My parents both had stable jobs and I got to have this experience for many years so, when other kids I knew would try to tell me that Santa wasn’t real. I would internally reinforce my belief system. Which was thinking they must of done something bad, and their parents felt sorry for them so they took on Santa’s job so they wouldn’t feel left out.
Santa was real I had proof every year including letters sent from him.
When my dad finally told me the truth, it was this shock. Even though I was suspicious and I really didn’t want Santa to be a lie. But, you know you realize if this generous man was really in the world. People wouldn’t be going hungry around me and be struggling in so many ways.
I faced that fact I had made excuses to keep that belief going and it was time to realize, I was duped and I helped in that process. I was to blame for my continue belief, though I observed facts all around me that showed me the truth.
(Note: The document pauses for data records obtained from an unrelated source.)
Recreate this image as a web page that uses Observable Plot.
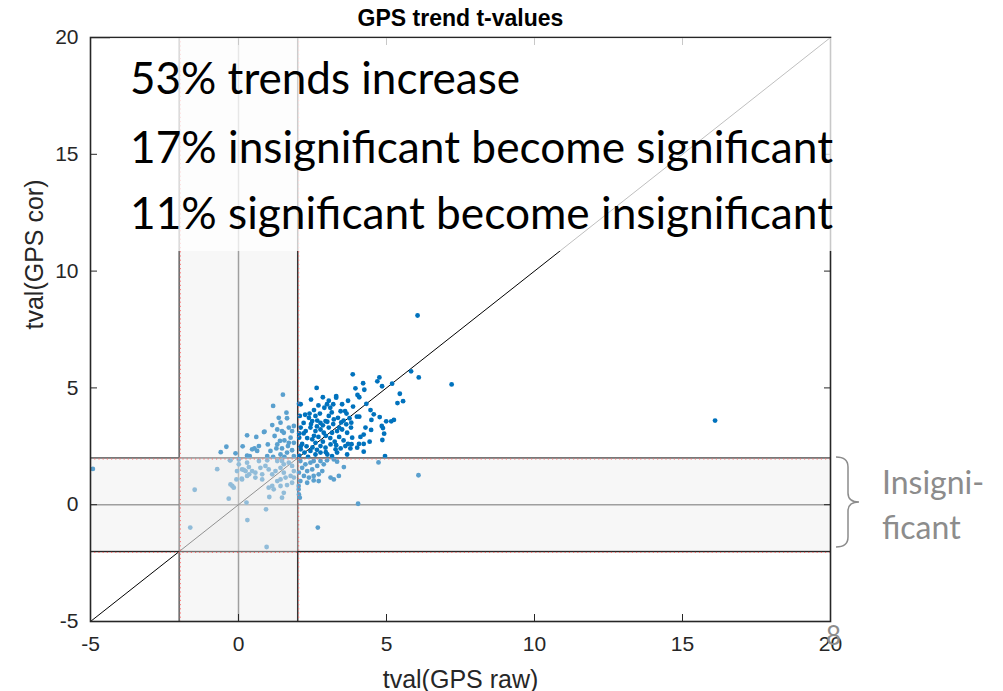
<!DOCTYPE html>
<html><head><meta charset="utf-8">
<script src="https://cdn.jsdelivr.net/npm/d3@7"></script>
<script src="https://cdn.jsdelivr.net/npm/@observablehq/plot@0.6"></script>
<style>
body{margin:0;background:#fff;}
#wrap{position:relative;width:1003px;height:691px;overflow:hidden;background:#fff;}
#wrap > svg{position:absolute;left:0;top:0;}
</style></head><body><div id="wrap"></div>
<script>
// ---- data ----
const chartTitle = "GPS trend t-values";
const xLabel = "tval(GPS raw)";
const yLabel = "tval(GPS cor)";
const xDomain = [-5, 20];
const yDomain = [-5, 20];
const xTicks = [-5, 0, 5, 10, 15, 20];
const yTicks = [-5, 0, 5, 10, 15, 20];
const sigThreshold = 2;
const summaryLines = [
  "53% trends increase",
  "17% insignificant become significant",
  "11% significant become insignificant"
];
const bandNote = ["Insigni-", "ficant"];
const slideNumber = "8";

// [tval raw, tval cor]
const gpsPoints = [
  // significant in both
  [6.05,8.1],[7.2,5.15],[6.09,5.45],[5.83,5.71],[5.19,5.18],[5.45,4.75],[5.56,4.43],[5.37,4.35],
  [4.76,5.45],[4.69,5.28],[4.85,5.07],[4.21,5.2],[4.25,4.92],[3.95,4.98],[3.86,5.58],[4.02,4.7],
  [4.08,4.6],[4.32,4.32],[3.87,4.2],[4.46,4.05],[4.57,3.87],[4.49,3.63],[4.77,3.75],[4.0,3.77],
  [4.08,3.77],[3.81,3.51],[4.99,3.57],[5.16,3.57],[5.25,3.63],[4.84,3.37],[4.88,3.28],[4.92,3.04],
  [4.86,2.77],[4.23,3.0],[4.12,2.9],[4.43,2.7],[4.23,2.6],[4.07,2.6],[4.01,2.44],[3.82,2.59],
  [4.23,2.27],[4.95,2.08],[3.84,2.87],[2.64,5.0],[3.3,4.65],
  [2.1,4.3],[2.4,3.9],[2.55,4.05],[2.75,3.9],[2.9,4.15],[2.99,4.3],[3.1,4.15],[3.2,4.3],[3.3,4.58],
  [3.5,4.3],[3.6,4.01],[3.64,3.44],[3.47,3.52],[3.36,3.72],[3.22,3.65],[3.05,3.8],[2.94,3.58],
  [2.77,3.5],[2.66,3.6],[2.49,3.58],[2.38,3.72],[2.2,3.5],[2.07,3.8],[2.1,3.3],[2.27,3.15],
  [2.43,3.3],[2.6,3.15],[2.77,3.22],[2.88,3.08],[3.05,3.3],[3.16,3.08],[3.33,3.15],[3.5,3.22],
  [3.67,3.08],[3.78,2.41],[3.61,2.51],[3.45,2.41],[3.28,2.37],[3.11,2.58],[2.94,2.44],[2.77,2.51],
  [2.6,2.65],[2.49,2.8],[2.32,2.85],[2.05,2.87],[2.1,2.37],[2.23,2.23],[2.43,2.3],[2.6,2.15],
  [2.77,2.23],[3.0,2.15],[3.16,2.08],[3.33,2.23],[3.67,2.15],[3.8,3.3],[4.29,3.3],[4.48,3.2],
  [2.05,2.1],[2.15,2.6],[2.3,2.5],[2.35,2.05],[2.5,2.45],[2.55,2.95],[2.7,2.9],[2.85,2.7],
  [2.95,2.95],[3.1,2.85],[3.25,2.7],[3.4,2.9],[3.55,2.75],[3.7,2.6],[2.2,3.05],[2.45,3.45],
  [2.65,3.35],[2.85,3.4],[3.0,3.55],[3.2,3.45],[3.4,3.3],[3.55,3.6],[3.75,3.7],[3.05,4.45],
  [2.85,4.6],[3.15,3.95],[2.45,4.5],[2.7,4.25],[3.45,4.0],[3.7,4.45],[2.1,2.5],[2.05,3.05],
  [3.3,2.55],[2.65,2.35],[2.95,2.25],[2.25,3.85],[2.6,3.8],[3.65,3.9],[2.04,4.32],[16.1,3.6],
  // raw insignificant, corrected significant
  [1.5,4.71],[1.17,4.23],[-0.41,2.48],[0.14,2.5],[0.29,2.97],[0.86,3.11],[1.36,3.72],[1.62,3.94],
  [1.64,3.7],[1.42,3.51],[1.14,3.41],[1.31,3.22],[1.47,3.15],[1.7,3.3],[1.81,3.15],[1.87,3.37],
  [0.88,3.13],[1.22,2.94],[1.4,2.73],[1.55,2.75],[1.76,2.87],[1.87,2.65],[1.67,2.51],[1.47,2.41],
  [1.28,2.41],[1.08,2.3],[0.99,2.58],[0.69,2.51],[0.54,2.41],[0.46,2.37],[0.63,2.3],[0.97,2.08],
  [1.17,2.05],[1.42,2.15],[1.64,2.23],[1.81,2.33],[1.87,2.08],[1.55,2.05],[1.31,2.58],[1.7,2.65],
  [1.53,3.08],[0.29,2.1],[0.38,2.08],[-0.6,2.25],[0.6,2.9],[-0.1,2.2],[0.31,2.08],
  // raw significant, corrected insignificant
  [2.09,1.87],[2.26,1.73],[2.43,1.8],[2.54,1.87],[2.77,1.87],[2.99,1.9],[3.22,1.94],[3.33,1.84],
  [2.88,1.73],[2.66,1.66],[2.49,1.51],[2.32,1.44],[2.15,1.58],[2.04,1.37],[2.21,1.23],[2.38,1.16],
  [2.54,1.23],[2.71,1.3],[2.83,1.44],[3.11,1.16],[3.22,1.08],[3.39,1.23],[3.56,1.61],[2.71,1.01],
  [2.54,1.04],[2.32,0.94],[2.09,1.01],[2.03,0.8],[2.04,0.44],[2.07,0.3],[2.03,0.66],[4.73,1.81],
  [6.08,1.26],[4.04,0.04],[2.68,-0.98],
  // insignificant in both
  [-0.27,1.9],[0.01,1.94],[0.29,1.8],[0.12,1.51],[0.35,1.61],[0.46,1.44],[0.57,1.37],[0.74,1.58],
  [0.8,1.3],[0.91,1.66],[1.02,1.51],[1.14,1.3],[1.25,1.44],[1.42,1.58],[1.53,1.73],[1.7,1.8],
  [1.81,1.66],[1.87,1.44],[1.76,1.23],[1.59,1.16],[1.42,1.08],[1.31,1.01],[1.14,0.8],[1.02,0.73],
  [1.19,0.66],[1.42,0.8],[1.64,0.84],[1.81,0.94],[0.8,1.08],[0.57,1.16],[0.29,1.23],[0.12,1.08],
  [-0.07,1.08],[-0.21,0.8],[-0.27,0.87],[-0.16,0.73],[0.24,1.44],[0.69,1.87],[0.97,1.9],[1.31,1.87],
  [1.47,1.87],[-0.05,1.44],[1.53,0.51],[1.47,0.3],[1.87,1.16],[1.53,1.37],[0.01,1.73],[0.18,1.49],
  [0.36,1.3],[0.11,1.11],[0.95,-1.81],[-1.63,-0.98],[0.3,-0.66],[0.93,-0.2],[0.27,0.09],[1.04,0.33],
  [-0.33,0.26],[-1.48,0.64],[-0.72,1.52],[-0.29,1.9],[-4.92,1.53]
];

// ---- build ----
const points = gpsPoints.map(([raw, cor]) => ({raw, cor}));
const diag = xDomain.slice();
const vBand = [{x1: -sigThreshold, x2: sigThreshold, y1: yDomain[0], y2: yDomain[1]}];
const hBand = [{x1: xDomain[0], x2: xDomain[1], y1: -sigThreshold, y2: sigThreshold}];
const edges = [-sigThreshold, sigThreshold];
const bandFill = "#eaeaea", bandOpacity = 0.384;
const fmt = d => `${d}`;

const chart = Plot.plot({
  width: 1003, height: 691,
  marginLeft: 90, marginRight: 173, marginTop: 37, marginBottom: 70,
  x: {domain: xDomain},
  y: {domain: yDomain},
  style: {fontFamily: "'Liberation Sans', Arial, sans-serif", fontSize: "20px", color: "#262626", background: "transparent"},
  marks: [
    Plot.ruleX([0], {stroke: "#707070", strokeWidth: 1.5}),
    Plot.ruleY([0], {stroke: "#707070", strokeWidth: 1.5}),
    Plot.ruleX(edges, {stroke: "#262626", strokeWidth: 1.5}),
    Plot.ruleY(edges, {stroke: "#262626", strokeWidth: 1.5}),
    Plot.line(diag, {x: d => d, y: d => d, stroke: "#000", strokeWidth: 1}),
    Plot.dot(points, {x: "raw", y: "cor", r: 2.4, fill: "#0072BD", stroke: "none"}),
    Plot.rect(vBand, {x1: "x1", x2: "x2", y1: "y1", y2: "y2", fill: bandFill, fillOpacity: bandOpacity}),
    Plot.rect(hBand, {x1: "x1", x2: "x2", y1: "y1", y2: "y2", fill: bandFill, fillOpacity: bandOpacity}),
    Plot.ruleX(edges, {stroke: "#ff6a6a", strokeWidth: 1, strokeDasharray: "1.2,3", dx: 1}),
    Plot.ruleY(edges, {stroke: "#ff6a6a", strokeWidth: 1, strokeDasharray: "1.2,3", dy: 1}),
    Plot.frame({stroke: "#262626", strokeWidth: 1.6}),
    Plot.axisX({ticks: xTicks, tickFormat: fmt, tickSize: -7, tickPadding: 22, label: null, fontSize: 21}),
    Plot.axisX({anchor: "top", ticks: xTicks, tickFormat: () => "", tickSize: -7, label: null}),
    Plot.axisY({ticks: yTicks, tickFormat: fmt, tickSize: -7, tickPadding: 19, label: null, fontSize: 21}),
    Plot.axisY({anchor: "right", ticks: yTicks, tickFormat: () => "", tickSize: -7, label: null}),
    Plot.text([chartTitle], {frameAnchor: "top", lineAnchor: "middle", dy: -19, fontWeight: "bold", fontSize: 23, fill: "#000"}),
    Plot.text([xLabel], {frameAnchor: "bottom", lineAnchor: "middle", dy: 58, fontSize: 25, fill: "#262626"}),
    Plot.text([yLabel], {frameAnchor: "left", dx: -56, rotate: -90, fontSize: 25, fill: "#262626"})
  ]
});
const wrap = document.getElementById("wrap");
wrap.appendChild(chart);

// ---- slide annotations (text box, brace, note, slide number) ----
const ov = d3.select(wrap).append("svg").attr("width", 1003).attr("height", 691);
ov.append("rect").attr("x", 110).attr("y", 38).attr("width", 725).attr("height", 213)
  .attr("fill", "#fff").attr("fill-opacity", 0.75);
const lineW = [390, 703, 703];
const lineY = [94, 163, 229];
summaryLines.forEach((t, i) => {
  ov.append("text").attr("x", 130).attr("y", lineY[i]).text(t)
    .attr("font-family", "Lato, 'Open Sans', sans-serif").attr("font-size", 45)
    .attr("textLength", lineW[i]).attr("lengthAdjust", "spacingAndGlyphs").attr("fill", "#000");
});
ov.append("path")
  .attr("d", "M836,457 Q848,457 848,467 L848,493 Q848,502 859,502 Q848,502 848,511 L848,537 Q848,547 836,547")
  .attr("fill", "none").attr("stroke", "#8c8c8c").attr("stroke-width", 1.5);
bandNote.forEach((t, i) => {
  ov.append("text").attr("x", 882).attr("y", [494, 539][i]).text(t)
    .attr("font-family", "Lato, 'Open Sans', sans-serif").attr("font-size", 32).attr("fill", "#8c8c8c");
});
ov.append("text").attr("x", 826).attr("y", 645).text(slideNumber)
  .attr("font-family", "Lato, 'Open Sans', sans-serif").attr("font-size", 26).attr("fill", "#8c8c8c");
</script></body></html>
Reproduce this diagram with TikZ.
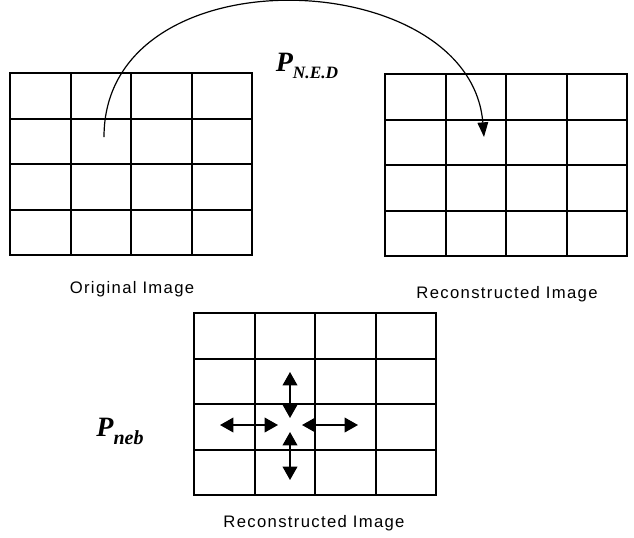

So these days, when I find myself in conflict over a belief or something I think is a fact. I pause. I pull out the scientific method and reevaluate what I think is “true”. I listen to the person telling me something I don’t agree with. I keep my skepticism going but I do pause and take a moment to see if I holding on to something because it is something I want or is something really true.
Things these days are more grey then that. Stuff about relationships and roles in society. Finding the truths and the nice to haves is not universal. I circle nice to have in my head and know that means it is an ideal not a truth and move forward.
I call it the Santa lesson. Why I have friends from all walks of life, belief systems and political convictions.
Truthfully, I don’t think everyone else got this lesson from it.